* OBJECTIVE: Take the lines from the beginning of the data below through the line holding "var krumNnmHi = [98.4, 98.2, 71, 35.9];" and return exactly those.

* DATASET SECTION:
* * * * * * * * *

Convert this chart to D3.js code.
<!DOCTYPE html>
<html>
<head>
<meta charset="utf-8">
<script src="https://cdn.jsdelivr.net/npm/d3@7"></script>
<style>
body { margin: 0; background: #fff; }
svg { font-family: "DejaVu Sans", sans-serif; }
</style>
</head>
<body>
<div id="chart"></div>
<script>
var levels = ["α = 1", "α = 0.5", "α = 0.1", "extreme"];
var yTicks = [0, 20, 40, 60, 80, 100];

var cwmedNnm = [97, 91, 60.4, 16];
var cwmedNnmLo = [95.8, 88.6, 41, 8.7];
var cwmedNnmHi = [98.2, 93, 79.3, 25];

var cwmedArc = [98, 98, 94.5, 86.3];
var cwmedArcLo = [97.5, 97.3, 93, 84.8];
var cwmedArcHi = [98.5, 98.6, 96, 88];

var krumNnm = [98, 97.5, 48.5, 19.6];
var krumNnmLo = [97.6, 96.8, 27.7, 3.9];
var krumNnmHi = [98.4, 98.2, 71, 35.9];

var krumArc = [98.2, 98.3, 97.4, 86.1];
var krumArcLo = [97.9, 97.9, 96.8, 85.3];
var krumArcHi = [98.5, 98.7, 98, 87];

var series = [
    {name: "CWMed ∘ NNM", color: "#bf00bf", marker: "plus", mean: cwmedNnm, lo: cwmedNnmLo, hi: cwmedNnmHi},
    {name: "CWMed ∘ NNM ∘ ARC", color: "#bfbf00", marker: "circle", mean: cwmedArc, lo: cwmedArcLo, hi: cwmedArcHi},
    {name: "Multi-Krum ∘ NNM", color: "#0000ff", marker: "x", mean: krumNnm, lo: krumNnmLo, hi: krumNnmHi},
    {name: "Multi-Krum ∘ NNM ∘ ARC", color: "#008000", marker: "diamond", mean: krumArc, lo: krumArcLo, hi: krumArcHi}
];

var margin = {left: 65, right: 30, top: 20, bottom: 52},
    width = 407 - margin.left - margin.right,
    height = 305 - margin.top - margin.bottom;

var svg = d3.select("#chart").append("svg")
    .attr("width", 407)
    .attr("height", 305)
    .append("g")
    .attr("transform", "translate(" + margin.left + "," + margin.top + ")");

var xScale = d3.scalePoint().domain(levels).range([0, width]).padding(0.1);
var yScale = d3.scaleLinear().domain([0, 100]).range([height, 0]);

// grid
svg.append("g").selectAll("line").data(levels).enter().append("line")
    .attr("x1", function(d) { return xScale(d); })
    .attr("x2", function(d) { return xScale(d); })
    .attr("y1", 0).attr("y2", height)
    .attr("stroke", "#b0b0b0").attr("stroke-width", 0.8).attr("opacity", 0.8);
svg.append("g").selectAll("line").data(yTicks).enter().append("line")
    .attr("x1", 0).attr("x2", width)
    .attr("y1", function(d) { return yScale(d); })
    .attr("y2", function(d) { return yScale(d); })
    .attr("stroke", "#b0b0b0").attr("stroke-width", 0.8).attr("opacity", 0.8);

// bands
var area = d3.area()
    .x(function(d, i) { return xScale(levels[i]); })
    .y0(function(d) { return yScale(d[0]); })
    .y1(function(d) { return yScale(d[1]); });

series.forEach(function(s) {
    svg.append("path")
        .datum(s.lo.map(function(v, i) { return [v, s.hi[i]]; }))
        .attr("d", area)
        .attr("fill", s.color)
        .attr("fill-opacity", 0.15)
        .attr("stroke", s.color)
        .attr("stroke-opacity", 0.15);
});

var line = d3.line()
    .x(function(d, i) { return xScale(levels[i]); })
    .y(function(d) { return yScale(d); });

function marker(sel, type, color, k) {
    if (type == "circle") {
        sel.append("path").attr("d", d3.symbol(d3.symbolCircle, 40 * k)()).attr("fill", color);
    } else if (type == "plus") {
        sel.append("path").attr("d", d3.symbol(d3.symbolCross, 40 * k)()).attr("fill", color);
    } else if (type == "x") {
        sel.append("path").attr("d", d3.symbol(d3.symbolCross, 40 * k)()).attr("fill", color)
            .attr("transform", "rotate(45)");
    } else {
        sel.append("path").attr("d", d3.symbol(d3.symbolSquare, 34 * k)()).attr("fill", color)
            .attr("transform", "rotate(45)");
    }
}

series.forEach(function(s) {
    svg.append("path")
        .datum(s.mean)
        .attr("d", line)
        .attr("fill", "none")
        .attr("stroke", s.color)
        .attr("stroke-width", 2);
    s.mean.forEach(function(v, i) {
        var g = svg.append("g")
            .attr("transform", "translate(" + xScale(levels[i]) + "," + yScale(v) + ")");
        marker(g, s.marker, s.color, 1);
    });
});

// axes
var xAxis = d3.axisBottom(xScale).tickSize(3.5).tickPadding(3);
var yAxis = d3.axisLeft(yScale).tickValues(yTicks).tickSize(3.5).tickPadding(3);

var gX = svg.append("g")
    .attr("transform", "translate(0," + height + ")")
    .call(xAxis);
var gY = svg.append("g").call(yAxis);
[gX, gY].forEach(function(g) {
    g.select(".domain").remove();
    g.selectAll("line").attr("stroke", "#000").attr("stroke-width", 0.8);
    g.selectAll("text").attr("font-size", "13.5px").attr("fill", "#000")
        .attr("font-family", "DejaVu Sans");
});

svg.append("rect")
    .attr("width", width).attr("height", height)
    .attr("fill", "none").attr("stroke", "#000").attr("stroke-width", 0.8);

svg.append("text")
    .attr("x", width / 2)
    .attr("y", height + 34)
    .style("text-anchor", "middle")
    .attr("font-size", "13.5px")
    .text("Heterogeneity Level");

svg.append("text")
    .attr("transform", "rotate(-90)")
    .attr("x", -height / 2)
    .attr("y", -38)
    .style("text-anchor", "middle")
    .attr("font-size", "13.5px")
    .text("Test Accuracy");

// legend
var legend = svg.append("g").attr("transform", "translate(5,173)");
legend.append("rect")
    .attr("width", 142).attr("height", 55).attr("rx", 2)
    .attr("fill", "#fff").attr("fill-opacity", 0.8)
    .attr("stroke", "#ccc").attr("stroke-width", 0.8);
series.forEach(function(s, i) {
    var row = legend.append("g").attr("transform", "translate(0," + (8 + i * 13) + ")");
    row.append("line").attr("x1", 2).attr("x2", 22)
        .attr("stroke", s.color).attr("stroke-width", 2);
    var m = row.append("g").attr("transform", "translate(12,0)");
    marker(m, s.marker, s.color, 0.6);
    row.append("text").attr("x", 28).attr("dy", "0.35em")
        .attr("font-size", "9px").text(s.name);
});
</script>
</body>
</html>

* * * * * * * * *

* TASK OUTPUT:
Convert this chart to D3.js code.
<!DOCTYPE html>
<html>
<head>
<meta charset="utf-8">
<script src="https://cdn.jsdelivr.net/npm/d3@7"></script>
<style>
body { margin: 0; background: #fff; }
svg { font-family: "DejaVu Sans", sans-serif; }
</style>
</head>
<body>
<div id="chart"></div>
<script>
var levels = ["α = 1", "α = 0.5", "α = 0.1", "extreme"];
var yTicks = [0, 20, 40, 60, 80, 100];

var cwmedNnm = [97, 91, 60.4, 16];
var cwmedNnmLo = [95.8, 88.6, 41, 8.7];
var cwmedNnmHi = [98.2, 93, 79.3, 25];

var cwmedArc = [98, 98, 94.5, 86.3];
var cwmedArcLo = [97.5, 97.3, 93, 84.8];
var cwmedArcHi = [98.5, 98.6, 96, 88];

var krumNnm = [98, 97.5, 48.5, 19.6];
var krumNnmLo = [97.6, 96.8, 27.7, 3.9];
var krumNnmHi = [98.4, 98.2, 71, 35.9];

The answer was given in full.